Изменить размер шрифта - +
Все тщета. Vanitas vanitatum et omnia vanitas.

И все же (и тут я приступаю к первой части моей аргументации), невзирая на подобный подход, философам тоже свойственны горькие мысли об абсурдности смерти. Красота роста и созревания состоит в ощущении, что жизнь — чудесное накопление знаний. Если ты не идиот, не страдаешь хронической амнезией, по мере вырастания ты учишься. Человечество называет результат этого обучения опытом. За их опытность старейшин считали самыми мудрыми во всех племенах. Их задачей было — передавать собственные знания детям и внукам. Восхитительно чувствовать, что каждый день ты узнаешь новое, что ошибки, тобою совершенные, сделали тебя мудрее, что в то время как тело ослабевает, голова твоя все крепнет и усиливается, она — библиотека, которая пополняется каждый день новыми книгами.

Я из тех, кто не плачет по молодости, хотя рад, что прожил ее, но не хотел бы пережить ее заново, поскольку ныне я ощущаю себя богаче. Мысль, что когда придет смерть, все это богатство утратится, — причина и страданий и страхов. И даже мысль, что мои потомки в один прекрасный день познают столько же, сколько я, и даже больше, не утешает меня. Мне думается: какая растрата, десятки годов потрачены на строительство уникального опыта, и все это предстоит выкинуть. Сжечь Александрийскую библиотеку. Взорвать Лувр. Затопить в пучине бурного моря дивнейшую, богатейшую и полную знаний Атлантиду.

Спасаться от этих нерадостных мыслей можно только работая. Пиша, рисуя, возводя города. Ты умираешь, но большая часть накопленного тобой не теряется, ты оставляешь в бутылке рукопись. Рафаэль скончался, но его живописная манера до сих пор используется художниками, и именно благодаря тому, что жил Рафаэль, сумели выстроить свои новые миры искусства Мане и Пикассо. Не хочется, чтобы эта моя теория обросла аристократическими или расистскими коннотациями.
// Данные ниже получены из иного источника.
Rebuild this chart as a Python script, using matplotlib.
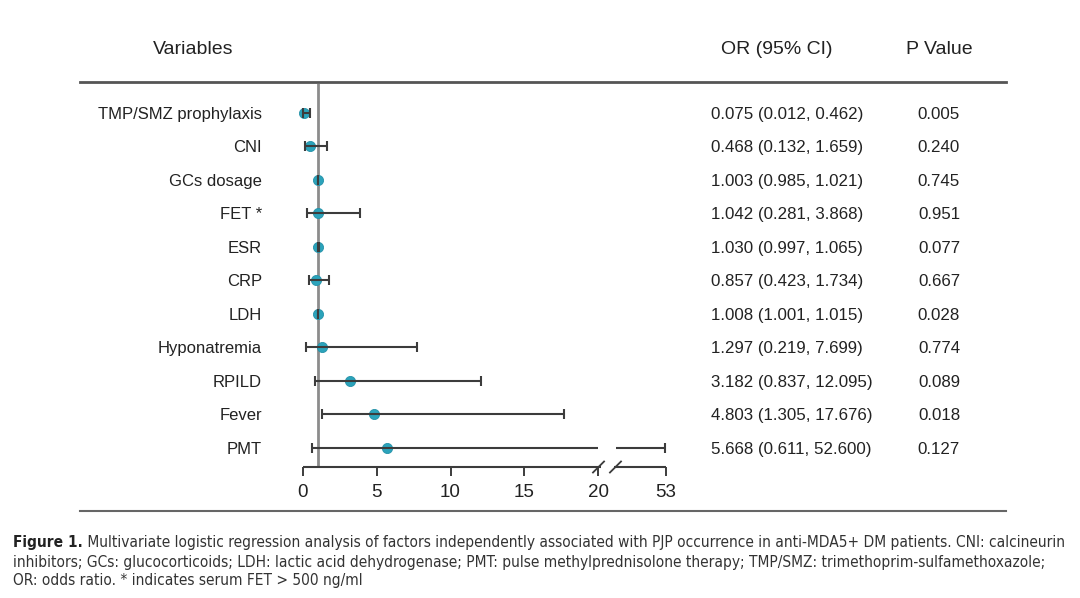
import numpy as np
import matplotlib
matplotlib.use("Agg")
import matplotlib.pyplot as plt
import matplotlib.transforms as mtransforms
from matplotlib import font_manager as fm

variables = ["TMP/SMZ prophylaxis", "CNI", "GCs dosage", "FET *", "ESR", "CRP",
             "LDH", "Hyponatremia", "RPILD", "Fever", "PMT"]
odds_ratio = [0.075, 0.468, 1.003, 1.042, 1.030, 0.857, 1.008, 1.297, 3.182, 4.803, 5.668]
ci_low = [0.012, 0.132, 0.985, 0.281, 0.997, 0.423, 1.001, 0.219, 0.837, 1.305, 0.611]
ci_high = [0.462, 1.659, 1.021, 3.868, 1.065, 1.734, 1.015, 7.699, 12.095, 17.676, 52.600]
p_values = ["0.005", "0.240", "0.745", "0.951", "0.077", "0.667", "0.028", "0.774",
            "0.089", "0.018", "0.127"]
or_text = ["0.075 (0.012, 0.462)", "0.468 (0.132, 1.659)", "1.003 (0.985, 1.021)",
           "1.042 (0.281, 3.868)", "1.030 (0.997, 1.065)", "0.857 (0.423, 1.734)",
           "1.008 (1.001, 1.015)", "1.297 (0.219, 7.699)", "3.182 (0.837, 12.095)",
           "4.803 (1.305, 17.676)", "5.668 (0.611, 52.600)"]
x_ticks = [0, 5, 10, 15, 20, 53]
x_ticklabels = ["0", "5", "10", "15", "20", "53"]

W, H = 1080, 598
plt.rcParams['font.family'] = ['Liberation Sans', 'DejaVu Sans']
fig = plt.figure(figsize=(W / 100, H / 100), dpi=100)
fig.patch.set_facecolor('white')

def fx(px):
    return px / W

def fy(py):
    return 1 - py / H

# broken axis scale: linear to 20, compressed beyond
K = (24.61 - 20) / 33.0

def fwd(x):
    x = np.asarray(x, dtype=float)
    return np.where(x <= 20, x, 20 + (x - 20) * K)

def inv(y):
    y = np.asarray(y, dtype=float)
    return np.where(y <= 20, y, 20 + (y - 20) / K)

ax_left, ax_right = 303, 666
ax_top, ax_bot = 84, 467
ax = fig.add_axes([fx(ax_left), fy(ax_bot), fx(ax_right - ax_left), (ax_bot - ax_top) / H])
ax.set_xscale('function', functions=(fwd, inv))
ax.set_xlim(0, 53)
row_px0, row_step = 112.5, 33.5
ax.set_ylim((ax_bot - row_px0) / row_step, -(row_px0 - ax_top) / row_step)
for s in ax.spines.values():
    s.set_visible(False)
ax.patch.set_alpha(0)

ys = np.arange(len(variables))
line_col = '#3c3c3c'
ax.axvline(1, color='#8c8c8c', lw=2, zorder=1)

brk_end = float(inv(20.0))
brk_resume = float(inv(21.22))
for i in range(len(variables)):
    lo, hi = ci_low[i], ci_high[i]
    if hi > 20:
        ax.hlines(ys[i], lo, brk_end, color=line_col, lw=1.5, zorder=3)
        ax.hlines(ys[i], brk_resume, hi, color=line_col, lw=1.5, zorder=3)
    else:
        ax.hlines(ys[i], lo, hi, color=line_col, lw=1.5, zorder=3)
ax.plot(odds_ratio, ys, 'o', color='#2ba3bb', markersize=7.3, mec='#2592a8', mew=0.6,
        zorder=2, clip_on=False)
ax.plot(ci_low, ys, '|', color=line_col, markersize=7.5, mew=1.5, zorder=4, clip_on=False)
ax.plot(ci_high, ys, '|', color=line_col, markersize=7.5, mew=1.5, zorder=4, clip_on=False)

# x axis line with break marks
xt = ax.get_xaxis_transform()
ax.plot([0, float(inv(20.2))], [0, 0], color=line_col, lw=1.5, transform=xt, clip_on=False,
        solid_capstyle='butt')
ax.plot([float(inv(21.08)), 53], [0, 0], color=line_col, lw=1.5, transform=xt, clip_on=False,
        solid_capstyle='butt')
hh = 5.5 / (ax_bot - ax_top)
for a, b in [(19.66, 20.41), (20.81, 21.56)]:
    ax.plot([float(inv(a)), float(inv(b))], [-hh, hh], color=line_col, lw=1.3,
            transform=xt, clip_on=False)

ax.set_xticks(x_ticks)
ax.set_xticklabels(x_ticklabels)
ax.tick_params(axis='x', direction='out', length=6.5, width=1.4, color=line_col,
               labelsize=13.5, labelcolor='#222222', pad=5.5)
ax.xaxis.set_minor_locator(matplotlib.ticker.NullLocator())
ax.set_yticks(ys)
ax.set_yticklabels(variables)
ax.tick_params(axis='y', length=0, pad=(ax_left - 262) * 0.72, labelsize=12, labelcolor='#222222')

# table text
bt = mtransforms.blended_transform_factory(fig.transFigure, ax.transData)
for i in range(len(variables)):
    ax.text(fx(711), ys[i], or_text[i], transform=bt, ha='left', va='center_baseline',
            fontsize=12.2, color='#222222')
    ax.text(fx(939), ys[i], p_values[i], transform=bt, ha='center', va='center_baseline',
            fontsize=12.2, color='#222222')

fig.text(fx(193), fy(50), "Variables", ha='center', va='center', fontsize=14, color='#222222')
fig.text(fx(777), fy(50), "OR (95% CI)", ha='center', va='center', fontsize=14, color='#222222')
fig.text(fx(939), fy(50), "P Value", ha='center', va='center', fontsize=14, color='#222222')

fig.add_artist(plt.Line2D([fx(80), fx(1006)], [fy(82), fy(82)], color='#555555', lw=2))
fig.add_artist(plt.Line2D([fx(80), fx(1006)], [fy(511), fy(511)], color='#666666', lw=1.5))

# caption
names = {f.name for f in fm.fontManager.ttflist}
if 'Liberation Sans Narrow' in names:
    cap_kw = dict(family=['Liberation Sans Narrow', 'DejaVu Sans'])
else:
    cap_kw = dict(family=['DejaVu Sans'], fontstretch='condensed')
cap_size = 10.5
bold = fig.text(fx(13), fy(543), "Figure 1.", ha='left', va='center', fontsize=cap_size,
                fontweight='bold', color='#222222', **cap_kw)
fig.canvas.draw()
r = fig.canvas.get_renderer()
bw = bold.get_window_extent(r).width
line1 = (" Multivariate logistic regression analysis of factors independently associated with "
         "PJP occurrence in anti-MDA5+ DM patients. CNI: calcineurin")
t1 = fig.text(fx(13 + bw), fy(543), line1, ha='left', va='center', fontsize=cap_size,
              color='#333333', **cap_kw)
fig.canvas.draw()
w1 = t1.get_window_extent(r).width
scale = (1070 - 13 - bw) / w1
cap_size2 = cap_size * scale
bold.set_fontsize(cap_size2)
fig.canvas.draw()
bw = bold.get_window_extent(r).width
t1.set_fontsize(cap_size2)
t1.set_x(fx(13 + bw))
fig.text(fx(13), fy(562), "inhibitors; GCs: glucocorticoids; LDH: lactic acid dehydrogenase; PMT: pulse "
         "methylprednisolone therapy; TMP/SMZ: trimethoprim-sulfamethoxazole;",
         ha='left', va='center', fontsize=cap_size2, color='#333333', **cap_kw)
fig.text(fx(13), fy(581), "OR: odds ratio. * indicates serum FET > 500 ng/ml",
         ha='left', va='center', fontsize=cap_size2, color='#333333', **cap_kw)

fig.savefig("out.png", dpi=100, facecolor='white')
Не то чтобы победа над смертью была доступна только писателям, мыслителям и художникам. Самый простой человек может передать свой опыт в наследство детям, рассказами ли, записками или собственным деятельным примером. Мы все высказываемся, рассказываем о своей жизни, порой изводим других, навязывая им свои далекие воспоминания как раз во имя того, чтобы сохранялась память.

И тем не менее, при том, что многое поддается рассказыванию и записыванию, будь я Платоном, Монтенем и Эйнштейном, говори я бесконечно и пиши неустанно, мне вовеки не передать весь прожитый жизненный опыт — ни то чувство, которое мною овладевало в часы любви, ни волнение при виде заката. И Канту не удалось полностью передать все, что он понял, созерцая звездное небо над головой.

Вот она, настоящая абсурдность смерти, и даже философу думать об этом ужасно грустно. Каждый из нас отдает без остатка свою жизнь, восстанавливая опыты, уже освоенные другими и утрачивающиеся по мере смерти других. Думаю, все это имеет отношение к кривой энтропии. Как бы то ни было, ничего не поделаешь. Философу приходится согласиться, что в смерти имеется вот такая вот абсурдность.

 

Что можно противопоставить этой абсурдности? Завоевание бессмертия, отвечают нам.

Не мое дело — спорить, осуществимо ли бессмертие на практике, даже в каком-то удаленном будущем, и удастся ли в этом будущем жить по сто пятьдесят и больше лет. Если старость — просто болезнь, можно проводить профилактику, беречь здоровье. Пусть об этом думают доктора. Я же ограничусь тем, что воображу случай жизни очень долгой и бесконечной, и на основании этого попробую пофилософствовать не только о минусах, но и о некоторых плюсах смерти.

Если бы я долженствовал, если б я мог совершать выбор и мне бы гарантировали, что я не проведу последние годы в старческом помрачении ума и немощах тела, я бы сказал, что предпочту прожить сто, даже может быть, сто двадцать лет, что это лучше чем семьдесят пять (по данному вопросу философы имеют то же мнение, что и широкие массы).